E poi da quello editoriale (le proposte balzane si sprecano, ma vince la suora che propone come blurb: “Questo libro è piaciuto moltissimo a Dio”) a quello burocratico (si legge sulla cosiddetta legge Gasparri: “Lo spettro elettromagnetico costituisce risorsa essenziale ai fini dell’attività radiotelevisiva”, che – chiosa l’autore – sarebbe come dire, in una legge sulla produzione della lana che “l’atmosfera costituisce risorsa essenziale ai fini della vita della pecora”), da quello politico (i bushismi hanno vette impareggiabili e voglio solo ricordare vertiginose tautologie come “È chiaramente un bilancio, ci sono un sacco di numeri” o “Ciò che è più importante per me è ricordare qual è la cosa più importante”) fino a quello religioso (i Marcioniti ammettono un battesimo post mortem: avviene con un seguace vivo posto sotto il corpo che risponde al posto del morto e si dichiara lieto del battesimo).
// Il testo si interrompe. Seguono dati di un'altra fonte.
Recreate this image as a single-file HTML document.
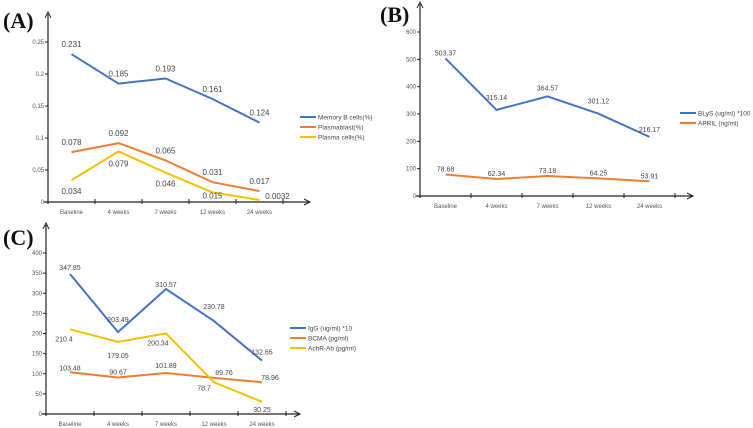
<!DOCTYPE html>
<html><head><meta charset="utf-8"><style>
body{margin:0;background:#fff;}
svg{display:block;font-family:"Liberation Sans",sans-serif;}
.t{fill:#555;font-size:6px;}
.v{fill:#444;font-size:8px;}
.vs{fill:#444;font-size:7px;}
.lg{fill:#444;font-size:6.5px;}
.pl{font-family:"Liberation Serif",serif;font-weight:bold;font-size:22px;fill:#111;}
</style></head><body>
<svg id="c" width="753" height="428"></svg>
<script>
const categories=["Baseline","4 weeks","7 weeks","12 weeks","24 weeks"];
const aTicks=[0,0.05,0.1,0.15,0.2,0.25];
const aTickLabels=["0","0.05","0.1","0.15","0.2","0.25"];
const aMemory=[0.231,0.185,0.193,0.161,0.124];
const aPlasmablast=[0.078,0.092,0.065,0.031,0.017];
const aPlasma=[0.034,0.079,0.046,0.015,0.0032];
const aMemoryLbl=["0.231","0.185","0.193","0.161","0.124"];
const aPlasmablastLbl=["0.078","0.092","0.065","0.031","0.017"];
const aPlasmaLbl=["0.034","0.079","0.046","0.015","0.0032"];
const bTicks=[0,100,200,300,400,500,600];
const bBlys=[503.37,315.14,364.57,301.12,216.17];
const bApril=[78.68,62.34,73.18,64.25,53.91];
const cTicks=[0,50,100,150,200,250,300,350,400];
const cIgG=[347.85,203.49,310.57,230.78,132.65];
const cBcma=[103.48,90.67,101.89,89.76,78.96];
const cAchr=[210.4,179.05,200.34,78.7,30.25];

const NS="http://www.w3.org/2000/svg";
const svg=document.getElementById('c');
function mk(tag,at,parent){const e=document.createElementNS(NS,tag);for(const k in at)e.setAttribute(k,at[k]);(parent||svg).appendChild(e);return e;}
function txt(x,y,s,cls,anchor,name){const e=mk('text',{x:x,y:y,class:cls,'text-anchor':anchor||'middle'});e.textContent=s;


return e;}

function panel(p){
  const g=mk('g',{});
  
  
  const ys=v=>p.y0-(v-p.min)/(p.max-p.min)*(p.y0-p.yTop);
  const xs=i=>p.x0+p.band*(i+0.5);
  const ya=mk('path',{d:`M${p.x0} ${p.y0+2}V${p.yTop-28}`,stroke:'#222','stroke-width':1.2,fill:'none'},g);
  
  
  mk('path',{d:`M${p.x0-3} ${p.yTop-24}L${p.x0} ${p.yTop-30}L${p.x0+3} ${p.yTop-24}`,stroke:'#222','stroke-width':1,fill:'none'},g);
  const xa=mk('path',{d:`M${p.x0-4} ${p.y0}H${p.xEnd}`,stroke:'#222','stroke-width':1.2,fill:'none'},g);
  
  
  mk('path',{d:`M${p.xEnd-6} ${p.y0-3}L${p.xEnd} ${p.y0}L${p.xEnd-6} ${p.y0+3}`,stroke:'#222','stroke-width':1,fill:'none'},g);
  p.ticks.forEach((t,i)=>{const y=ys(t);mk('line',{x1:p.x0-3,x2:p.x0,y1:y,y2:y,stroke:'#222'},g);
    txt(p.x0-4,y+2,p.tickLabels?p.tickLabels[i]:String(t),'t','end','y-tick-label');});
  for(let i=1;i<=categories.length;i++){const x=p.x0+p.band*i;mk('line',{x1:x,x2:x,y1:p.y0-3,y2:p.y0+2,stroke:'#222'},g);}
  categories.forEach((c,i)=>txt(xs(i),p.y0+12,c,'t','middle','x-tick-label'));
  p.series.forEach((s,si)=>{
    const d=s.vals.map((v,i)=>(i?'L':'M')+xs(i).toFixed(1)+' '+ys(v).toFixed(1)).join('');
    const l=mk('path',{d:d,stroke:s.color,'stroke-width':2,fill:'none'},g);
    
    
    s.vals.forEach((v,i)=>{const lab=s.labels?s.labels[i]:String(v);const dy=s.dy[i]||s.dy[0];const dx=s.dx?s.dx[i]:0;
      txt(xs(i)+dx,ys(v)+dy,lab,p.vcls,'middle',s.key+'-value-label');});
    const ly=p.legY+si*p.legStep;
    mk('line',{x1:p.legX,x2:p.legX+16,y1:ly,y2:ly,stroke:s.color,'stroke-width':2},g);
    txt(p.legX+18,ly+2.3,s.legend,'lg','start','legend-entry');
  });
}
const BLUE='#4472c4',OR='#ed7d31',YE='#f5c000';
panel({name:'panel-a',x0:48,y0:202,yTop:42,min:0,max:0.25,band:47,xEnd:310,ticks:aTicks,tickLabels:aTickLabels,vcls:'v',legX:300,legY:117,legStep:10,
 series:[{key:'memory-b',vals:aMemory,labels:aMemoryLbl,color:BLUE,dy:[-7],legend:'Memory B cells(%)'},
 {key:'plasmablast',vals:aPlasmablast,labels:aPlasmablastLbl,color:OR,dy:[-7],legend:'Plasmablast(%)'},
 {key:'plasma-cells',vals:aPlasma,labels:aPlasmaLbl,color:YE,dy:[14,15,14,6,-1],dx:[0,0,0,0,18],legend:'Plasma cells(%)'}]});
panel({name:'panel-b',x0:420,y0:196,yTop:32,min:0,max:600,band:51,xEnd:693,ticks:bTicks,vcls:'vs',legX:680,legY:113,legStep:10,
 series:[{key:'blys',vals:bBlys,color:BLUE,dy:[-3,-10,-6,-10,-5],legend:'BLyS (ug/ml) *100'},
 {key:'april',vals:bApril,color:OR,dy:[-3],legend:'APRIL (ng/ml)'}]});
panel({name:'panel-c',x0:46,y0:414,yTop:253,min:0,max:400,band:48,xEnd:300,ticks:cTicks,vcls:'vs',legX:290,legY:328,legStep:10,
 series:[{key:'igg',vals:cIgG,color:BLUE,dy:[-4,-10,-2,-12,-6],legend:'IgG (ug/ml) *10'},
 {key:'bcma',vals:cBcma,color:OR,dy:[-2,-3,-5,-3,-2],dx:[0,0,0,10,8],legend:'BCMA (pg/ml)'},
 {key:'achr',vals:cAchr,color:YE,dy:[12,16,12,8,10],dx:[-6,0,-8,-10,0],legend:'AchR-Ab (pg/ml)'}]});
[['(A)',3,28,'panel-a-label'],['(B)',380,22,'panel-b-label'],['(C)',3,245,'panel-c-label']].forEach(a=>txt(a[1],a[2],a[0],'pl','start',a[3]));
</script>
</body></html>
Nessuno, volente ma soprattutto nolente, viene risparmiato.
Seguono divagazioni linguistiche sul cocoliche, un ibrido di castigliano e calabrese nato dagli sforzi per farsi capire di un teatrante emigrato in argentina; ma anche sull’ambiente della camorra, che da sempre sforna soprannomi esilaranti: chi l’avrebbe detto che da un tipo serioso come Saviano potessero arrivarci meravigliosi “contronomi” (soprannomi in napoletano) come ‘o mussuto, il baccalà, per la pelle bianca oppure pavesino, perché – ebbene sì – si porta dietro sempre i pavesini.
A volte l’errore è così fecondo da far scaturire qualcosa di più apprezzabile, inaspettato, meraviglioso, come quando Alberto Savinio elogia un refuso (“disegno a contorno” in luogo di “disegno a carbone”) che l’aveva fatto fantasticare su chissà quale nuova tecnica, o come nei “malapropismi” (da Mrs Malaprop, personaggio di una commedia irlandese che infila una sgrammaticatura dopo l’altra).
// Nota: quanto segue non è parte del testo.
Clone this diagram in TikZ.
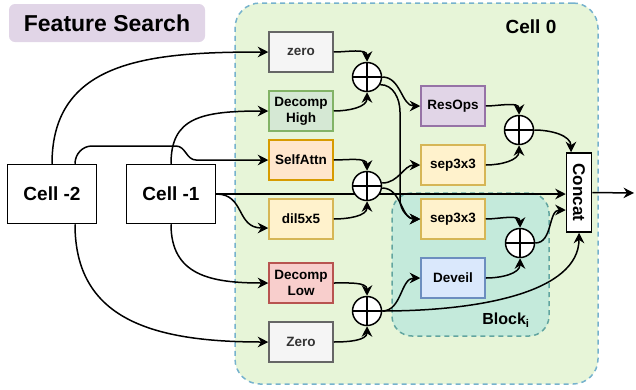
\documentclass[tikz,border=0pt]{standalone}
\usepackage{fontspec}
\setmainfont{Liberation Sans}
\usetikzlibrary{arrows.meta}

\definecolor{cellfill}{RGB}{231,245,216}
\definecolor{cellline}{RGB}{118,178,205}
\definecolor{blkfill}{RGB}{196,234,219}
\definecolor{blkline}{RGB}{98,165,160}
\definecolor{fsfill}{RGB}{225,213,231}
\definecolor{grayfill}{RGB}{245,245,245}
\definecolor{grayline}{RGB}{102,102,102}
\definecolor{graytext}{RGB}{51,51,51}
\definecolor{greenfill}{RGB}{213,232,212}
\definecolor{greenline}{RGB}{130,179,102}
\definecolor{orangefill}{RGB}{255,230,204}
\definecolor{orangeline}{RGB}{215,155,0}
\definecolor{yellowfill}{RGB}{255,242,204}
\definecolor{yellowline}{RGB}{214,182,86}
\definecolor{redfill}{RGB}{248,206,204}
\definecolor{redline}{RGB}{184,84,80}
\definecolor{purplefill}{RGB}{225,213,231}
\definecolor{purpleline}{RGB}{150,115,166}
\definecolor{bluefill}{RGB}{218,232,252}
\definecolor{blueline}{RGB}{108,142,191}

\begin{document}
\begin{tikzpicture}[x=1pt,y=-1pt,
  op/.style={draw, line width=1.5pt, minimum width=64pt, minimum height=40pt, inner sep=1pt,
    align=center, font=\bfseries\fontsize{13.5}{16}\selectfont},
  cellbox/.style={draw, fill=white, line width=1.5pt, minimum width=89pt, minimum height=59pt,
    font=\bfseries\fontsize{19}{22}\selectfont},
  sum/.style={circle, draw, fill=white, line width=1.5pt, minimum size=29pt, inner sep=0pt,
    path picture={\draw[line width=1.5pt] (path picture bounding box.north) -- (path picture bounding box.south)
      (path picture bounding box.west) -- (path picture bounding box.east);}},
  arr/.style={line width=1.5pt, -{Stealth[length=10.5pt,width=10.5pt,inset=3.5pt]}},
  ]
\useasboundingbox (0,0) rectangle (636,389);

% containers
\node[fill=fsfill, rounded corners=6pt, minimum width=196pt, minimum height=38pt,
      font=\bfseries\fontsize{23}{26}\selectfont] (fs) at (107,23) {Feature Search};
\node[draw=cellline, fill=cellfill, line width=1.5pt, dash pattern=on 5pt off 4pt,
      rounded corners=25pt, minimum width=363pt, minimum height=381pt] (cell0) at (416.5,193.5) {};
\node[font=\bfseries\fontsize{19}{22}\selectfont] (cell0title) at (531,27) {Cell 0};
\node[draw=blkline, fill=blkfill, line width=1.5pt, dash pattern=on 5pt off 4pt,
      rounded corners=20pt, minimum width=157pt, minimum height=143pt] (blk) at (470.5,264.5) {};
\node[font=\bfseries\fontsize{16}{19}\selectfont] (blktitle) at (506,320) {Block\textsubscript{i}};

% inputs and output
\node[cellbox] (c2) at (52,194) {Cell -2};
\node[cellbox] (c1) at (171,194) {Cell -1};
\node[draw, fill=white, line width=1.5pt, minimum width=25pt, minimum height=79pt,
      label={[rotate=-90, font=\bfseries\fontsize{17}{20}\selectfont]center:Concat}] (concat) at (579,192.5) {};
\coordinate (out) at (634,193);

\draw[arr] (c1.east) -- (c1.east -| concat.west); %<-- straight skip to Concat

% operations
\node[op, fill=grayfill, draw=grayline, text=graytext] (zero) at (301,52) {zero};
\node[op, fill=greenfill, draw=greenline] (dh) at (301,111) {Decomp\\High};
\node[op, fill=orangefill, draw=orangeline] (sa) at (301,160) {SelfAttn};
\node[op, fill=yellowfill, draw=yellowline] (dil) at (301,219) {dil5x5};
\node[op, fill=redfill, draw=redline] (dl) at (301,283) {Decomp\\Low};
\node[op, fill=grayfill, draw=grayline, text=graytext] (zr) at (301,342) {Zero};
\node[op, fill=purplefill, draw=purpleline] (rop) at (453,106) {ResOps};
\node[op, fill=yellowfill, draw=yellowline] (sepa) at (453,165) {sep3x3};
\node[op, fill=yellowfill, draw=yellowline] (sepb) at (453,219) {sep3x3};
\node[op, fill=bluefill, draw=blueline] (dev) at (453,278) {Deveil};

% sums
\node[sum] (s1) at (367,77) {};
\node[sum] (s2) at (367,186) {};
\node[sum] (s3) at (367,311) {};
\node[sum] (s4) at (519,130) {};
\node[sum] (s5) at (520,243) {};

% edges from the input cells
\draw[arr] (c2.north) .. controls (52,60) and (150,52) .. (zero.west);
\draw[arr] ([xshift=23pt]c2.north) to[out=90,in=180] (92,146) -- (176,146) to[out=0,in=180] (196,160) -- (sa.west);
\draw[arr] (c1.north) .. controls (171,118) and (200,111) .. (dh.west);
\draw[arr] (c1.east) .. controls (245,194) and (236,228) .. ([yshift=-9pt]dil.west);
\draw[arr] (c1.south) .. controls (171,275) and (210,283) .. (dl.west);
\draw[arr] ([xshift=23pt]c2.south) .. controls (75,318) and (150,342) .. (zr.west);

% edges inside the cell
\draw[arr] (zero.east) to[out=0,in=90] (s1.north);
\draw[arr] (dh.east) to[out=0,in=-90] (s1.south);
\draw[arr] (sa.east) to[out=0,in=90] (s2.north);
\draw[arr] (dil.east) to[out=0,in=-90] (s2.south);
\draw[arr] (dl.east) to[out=0,in=90] (s3.north);
\draw[arr] (zr.east) to[out=0,in=-90] (s3.south);

\draw[arr] (s1.east) to[out=0,in=180] (rop.west);
\draw[arr] (s1.-30) to[out=0,in=90] (400,112) -- (400,200) to[out=-90,in=180] (sepb.west);
\draw[arr] ([yshift=3pt]s2.east) to[out=0,in=180] (sepa.west);
\draw[arr] ([yshift=-2pt]s2.east) to[out=0,in=180] (sepb.west);
\draw[arr] (s3.east) to[out=0,in=180] (dev.west);
\draw[arr] (s3.east) .. controls (480,311) and (579,292) .. (concat.south);

\draw[arr] (rop.east) to[out=0,in=90] (s4.north);
\draw[arr] (sepa.east) to[out=0,in=-90] (s4.south);
\draw[arr] (sepb.east) to[out=0,in=90] (s5.north);
\draw[arr] (dev.east) to[out=0,in=-90] (s5.south);
\draw[arr] (s4.east) to[out=0,in=90] ([xshift=-8pt]concat.north);
\draw[arr] (s5.east) to[out=0,in=180] ([yshift=-17.5pt]concat.west);
\draw[arr] (concat.east) -- (out);
\end{tikzpicture}
\end{document}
La gaffe, l’inciampo, il lapsus generano un (non)senso inatteso, molto più interessante del gioco di parole voluto, troppo cervellotico e saputello, tanto che perfino Ionesco prese ispirazione per una delle sue commedie più celebri dall’effetto comico fortuito di un libro di grammatica inglese. Scienziati folli, inventori scombinati, petrolinismi involontari (Pietro Nenni: “Ora bisogna decidere, non ci resta che astenersi” – e quanto racconta di politica italiana), l’inventario di Paolo Albani ospita una folla di antieroi rocamboleschi (ce n’è anche e soprattutto per Pierre-Alexis Ponson du Terrail, l’autore del popolare ciclo di Rocambole, 22 volumi usciti nel giro di pochi anni, che rileggeva poco ed era capace di perle come: “Odo il passo di un mulo… È il mio amante”) che ci ricordano quanto siamo ridicoli, o forse risibili, quando diventiamo l’uomo che cammina e insieme la buccia di banana che l’attende.